:: EXERCISE DETAILS ::
The listing below is to be output in its exact form.

** START OF STORED DATA **

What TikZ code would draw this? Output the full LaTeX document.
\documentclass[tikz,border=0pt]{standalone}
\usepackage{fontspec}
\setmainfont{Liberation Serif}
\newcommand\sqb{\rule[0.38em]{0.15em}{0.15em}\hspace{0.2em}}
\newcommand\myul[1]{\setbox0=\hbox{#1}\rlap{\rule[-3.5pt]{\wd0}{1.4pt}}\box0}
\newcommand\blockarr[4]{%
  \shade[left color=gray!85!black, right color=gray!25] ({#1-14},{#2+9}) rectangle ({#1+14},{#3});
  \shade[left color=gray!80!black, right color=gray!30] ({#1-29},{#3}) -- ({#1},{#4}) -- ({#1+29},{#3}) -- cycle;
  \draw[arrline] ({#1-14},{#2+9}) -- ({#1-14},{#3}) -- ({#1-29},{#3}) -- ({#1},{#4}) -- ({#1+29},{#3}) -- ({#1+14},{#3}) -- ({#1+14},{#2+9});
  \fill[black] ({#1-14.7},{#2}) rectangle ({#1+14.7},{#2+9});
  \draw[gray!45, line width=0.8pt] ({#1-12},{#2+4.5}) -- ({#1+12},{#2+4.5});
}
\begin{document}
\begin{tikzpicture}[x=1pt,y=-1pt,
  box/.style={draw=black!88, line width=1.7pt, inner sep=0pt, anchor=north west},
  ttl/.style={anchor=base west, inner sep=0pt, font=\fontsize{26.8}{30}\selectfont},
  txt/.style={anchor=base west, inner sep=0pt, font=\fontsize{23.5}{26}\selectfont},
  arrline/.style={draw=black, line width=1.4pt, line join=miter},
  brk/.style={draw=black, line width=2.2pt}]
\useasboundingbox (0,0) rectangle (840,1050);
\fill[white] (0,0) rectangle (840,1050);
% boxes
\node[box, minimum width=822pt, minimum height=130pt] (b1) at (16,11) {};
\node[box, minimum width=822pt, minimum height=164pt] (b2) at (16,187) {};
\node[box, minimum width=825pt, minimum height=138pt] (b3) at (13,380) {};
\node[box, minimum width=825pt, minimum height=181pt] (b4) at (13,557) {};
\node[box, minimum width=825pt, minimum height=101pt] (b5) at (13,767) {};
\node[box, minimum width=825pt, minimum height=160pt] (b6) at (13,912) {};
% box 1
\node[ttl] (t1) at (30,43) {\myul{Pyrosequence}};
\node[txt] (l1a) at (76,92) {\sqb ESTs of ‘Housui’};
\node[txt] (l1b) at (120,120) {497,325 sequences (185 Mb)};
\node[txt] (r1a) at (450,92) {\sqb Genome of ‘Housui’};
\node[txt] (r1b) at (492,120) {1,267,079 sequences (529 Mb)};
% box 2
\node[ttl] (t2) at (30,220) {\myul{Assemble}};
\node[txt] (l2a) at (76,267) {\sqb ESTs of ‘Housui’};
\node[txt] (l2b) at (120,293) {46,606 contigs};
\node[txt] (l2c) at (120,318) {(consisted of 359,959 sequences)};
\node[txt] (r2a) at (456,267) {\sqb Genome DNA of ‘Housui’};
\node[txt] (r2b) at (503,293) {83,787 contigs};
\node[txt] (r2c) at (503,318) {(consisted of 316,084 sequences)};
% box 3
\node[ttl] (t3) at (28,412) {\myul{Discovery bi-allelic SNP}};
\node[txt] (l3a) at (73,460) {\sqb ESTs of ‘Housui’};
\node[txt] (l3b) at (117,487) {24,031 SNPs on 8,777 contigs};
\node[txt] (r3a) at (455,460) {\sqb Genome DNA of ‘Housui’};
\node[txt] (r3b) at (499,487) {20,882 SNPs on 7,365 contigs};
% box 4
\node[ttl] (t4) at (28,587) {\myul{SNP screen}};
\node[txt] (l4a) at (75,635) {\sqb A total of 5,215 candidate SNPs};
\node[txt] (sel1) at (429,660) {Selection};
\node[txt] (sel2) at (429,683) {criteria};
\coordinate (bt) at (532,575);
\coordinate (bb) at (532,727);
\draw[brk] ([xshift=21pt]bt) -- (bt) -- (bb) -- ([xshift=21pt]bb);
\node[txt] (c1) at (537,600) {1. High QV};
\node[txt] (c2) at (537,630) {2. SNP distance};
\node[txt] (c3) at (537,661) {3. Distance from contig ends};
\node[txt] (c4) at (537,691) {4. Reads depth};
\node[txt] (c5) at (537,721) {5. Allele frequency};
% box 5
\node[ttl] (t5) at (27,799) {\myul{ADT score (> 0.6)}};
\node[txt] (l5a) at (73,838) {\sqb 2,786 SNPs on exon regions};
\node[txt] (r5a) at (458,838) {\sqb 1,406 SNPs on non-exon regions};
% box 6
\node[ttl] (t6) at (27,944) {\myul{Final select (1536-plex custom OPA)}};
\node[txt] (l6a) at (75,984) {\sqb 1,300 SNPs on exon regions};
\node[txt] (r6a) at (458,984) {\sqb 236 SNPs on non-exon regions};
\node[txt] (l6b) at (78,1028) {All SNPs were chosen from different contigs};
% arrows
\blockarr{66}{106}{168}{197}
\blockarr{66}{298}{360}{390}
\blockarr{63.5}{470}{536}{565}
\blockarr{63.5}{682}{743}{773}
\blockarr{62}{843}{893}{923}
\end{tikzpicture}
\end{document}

** END OF STORED DATA **

:: OUTPUT ::
What TikZ code would draw this? Output the full LaTeX document.
\documentclass[tikz,border=0pt]{standalone}
\usepackage{fontspec}
\setmainfont{Liberation Serif}
\newcommand\sqb{\rule[0.38em]{0.15em}{0.15em}\hspace{0.2em}}
\newcommand\myul[1]{\setbox0=\hbox{#1}\rlap{\rule[-3.5pt]{\wd0}{1.4pt}}\box0}
\newcommand\blockarr[4]{%
  \shade[left color=gray!85!black, right color=gray!25] ({#1-14},{#2+9}) rectangle ({#1+14},{#3});
  \shade[left color=gray!80!black, right color=gray!30] ({#1-29},{#3}) -- ({#1},{#4}) -- ({#1+29},{#3}) -- cycle;
  \draw[arrline] ({#1-14},{#2+9}) -- ({#1-14},{#3}) -- ({#1-29},{#3}) -- ({#1},{#4}) -- ({#1+29},{#3}) -- ({#1+14},{#3}) -- ({#1+14},{#2+9});
  \fill[black] ({#1-14.7},{#2}) rectangle ({#1+14.7},{#2+9});
  \draw[gray!45, line width=0.8pt] ({#1-12},{#2+4.5}) -- ({#1+12},{#2+4.5});
}
\begin{document}
\begin{tikzpicture}[x=1pt,y=-1pt,
  box/.style={draw=black!88, line width=1.7pt, inner sep=0pt, anchor=north west},
  ttl/.style={anchor=base west, inner sep=0pt, font=\fontsize{26.8}{30}\selectfont},
  txt/.style={anchor=base west, inner sep=0pt, font=\fontsize{23.5}{26}\selectfont},
  arrline/.style={draw=black, line width=1.4pt, line join=miter},
  brk/.style={draw=black, line width=2.2pt}]
\useasboundingbox (0,0) rectangle (840,1050);
\fill[white] (0,0) rectangle (840,1050);
% boxes
\node[box, minimum width=822pt, minimum height=130pt] (b1) at (16,11) {};
\node[box, minimum width=822pt, minimum height=164pt] (b2) at (16,187) {};
\node[box, minimum width=825pt, minimum height=138pt] (b3) at (13,380) {};
\node[box, minimum width=825pt, minimum height=181pt] (b4) at (13,557) {};
\node[box, minimum width=825pt, minimum height=101pt] (b5) at (13,767) {};
\node[box, minimum width=825pt, minimum height=160pt] (b6) at (13,912) {};
% box 1
\node[ttl] (t1) at (30,43) {\myul{Pyrosequence}};
\node[txt] (l1a) at (76,92) {\sqb ESTs of ‘Housui’};
\node[txt] (l1b) at (120,120) {497,325 sequences (185 Mb)};
\node[txt] (r1a) at (450,92) {\sqb Genome of ‘Housui’};
\node[txt] (r1b) at (492,120) {1,267,079 sequences (529 Mb)};
% box 2
\node[ttl] (t2) at (30,220) {\myul{Assemble}};
\node[txt] (l2a) at (76,267) {\sqb ESTs of ‘Housui’};
\node[txt] (l2b) at (120,293) {46,606 contigs};
\node[txt] (l2c) at (120,318) {(consisted of 359,959 sequences)};
\node[txt] (r2a) at (456,267) {\sqb Genome DNA of ‘Housui’};
\node[txt] (r2b) at (503,293) {83,787 contigs};
\node[txt] (r2c) at (503,318) {(consisted of 316,084 sequences)};
% box 3
\node[ttl] (t3) at (28,412) {\myul{Discovery bi-allelic SNP}};
\node[txt] (l3a) at (73,460) {\sqb ESTs of ‘Housui’};
\node[txt] (l3b) at (117,487) {24,031 SNPs on 8,777 contigs};
\node[txt] (r3a) at (455,460) {\sqb Genome DNA of ‘Housui’};
\node[txt] (r3b) at (499,487) {20,882 SNPs on 7,365 contigs};
% box 4
\node[ttl] (t4) at (28,587) {\myul{SNP screen}};
\node[txt] (l4a) at (75,635) {\sqb A total of 5,215 candidate SNPs};
\node[txt] (sel1) at (429,660) {Selection};
\node[txt] (sel2) at (429,683) {criteria};
\coordinate (bt) at (532,575);
\coordinate (bb) at (532,727);
\draw[brk] ([xshift=21pt]bt) -- (bt) -- (bb) -- ([xshift=21pt]bb);
\node[txt] (c1) at (537,600) {1. High QV};
\node[txt] (c2) at (537,630) {2. SNP distance};
\node[txt] (c3) at (537,661) {3. Distance from contig ends};
\node[txt] (c4) at (537,691) {4. Reads depth};
\node[txt] (c5) at (537,721) {5. Allele frequency};
% box 5
\node[ttl] (t5) at (27,799) {\myul{ADT score (> 0.6)}};
\node[txt] (l5a) at (73,838) {\sqb 2,786 SNPs on exon regions};
\node[txt] (r5a) at (458,838) {\sqb 1,406 SNPs on non-exon regions};
% box 6
\node[ttl] (t6) at (27,944) {\myul{Final select (1536-plex custom OPA)}};
\node[txt] (l6a) at (75,984) {\sqb 1,300 SNPs on exon regions};
\node[txt] (r6a) at (458,984) {\sqb 236 SNPs on non-exon regions};
\node[txt] (l6b) at (78,1028) {All SNPs were chosen from different contigs};
% arrows
\blockarr{66}{106}{168}{197}
\blockarr{66}{298}{360}{390}
\blockarr{63.5}{470}{536}{565}
\blockarr{63.5}{682}{743}{773}
\blockarr{62}{843}{893}{923}
\end{tikzpicture}
\end{document}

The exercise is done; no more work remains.